# Daten von einem OPC-Server in eine MySQL Datenbank



## apfel (12 März 2008)

Hallo,
ich habe einen OPC-Server und möchte diesen auslesen und die Werte in eine MySQL-Datenbank eintragen.
Im Netz gibt es OPC-Router, die was kosten. Ich stelle mir dieses Problem doch aber gar nicht so kompliziert vor oder 
Wie würdet ihr es anstellen? Gibt es da eine Freeware, die das kann? Oder vielleicht ne Möglichkeit, wie es mit PHP geht oder ein Beispiel für C++, oder...
Ihr seht ja, dass ich voll die Ahnung hab und dringend auf euere Hilfe angewiesen bin!
Viele Grüße,
Helene


----------



## vierlagig (12 März 2008)

hallo helene,

finde apfel auch besser als birne 

...du brauchst einen OPC-Client der die Schnittstelle zwischen dem Datensammler OPC-Server und deiner Datenbank darstellt ...
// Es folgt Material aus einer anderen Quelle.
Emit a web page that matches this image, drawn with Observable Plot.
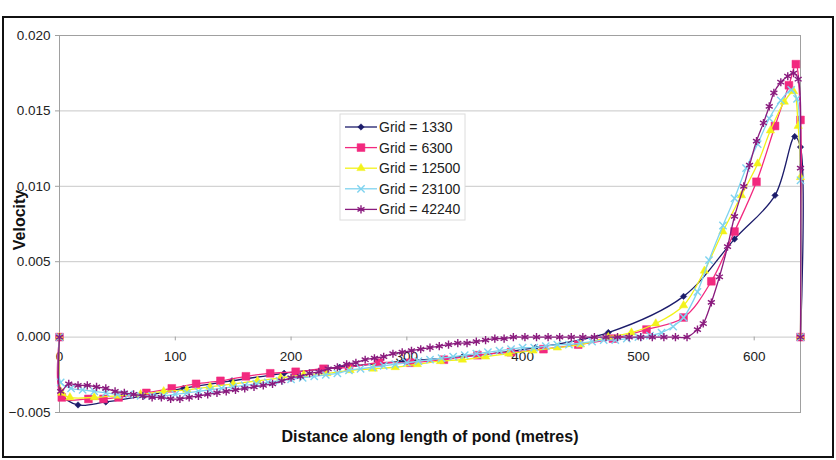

schau dich mal hier um: http://www.metadynamics.com/IndustrialAutomationGroup.htm#OpcClientX


----------



## marlob (12 März 2008)

vierlagig schrieb:


> hallo helene,
> 
> finde apfel auch besser als birne


Interessant.
Also lieber Apfel als Birne Helene 




vierlagig schrieb:


> ...du brauchst einen OPC-Client der die Schnittstelle zwischen dem Datensammler OPC-Server und deiner Datenbank darstellt ...
> 
> schau dich mal hier um: http://www.metadynamics.com/IndustrialAutomationGroup.htm#OpcClientX



Hier gibts eine Übersicht über freie OPC-Clients und auch Server
http://www.opcconnect.com/freecli.php


----------



## funkdoc (16 März 2008)

ich mag birne genauso, warum sich äpfel so gut verkaufen versteh ich nicht...

ich schätz mal du bist betriebsinformatikerin oä 

da wäre die OPC XML DA spezifikation für dich das richtige

grüsse


----------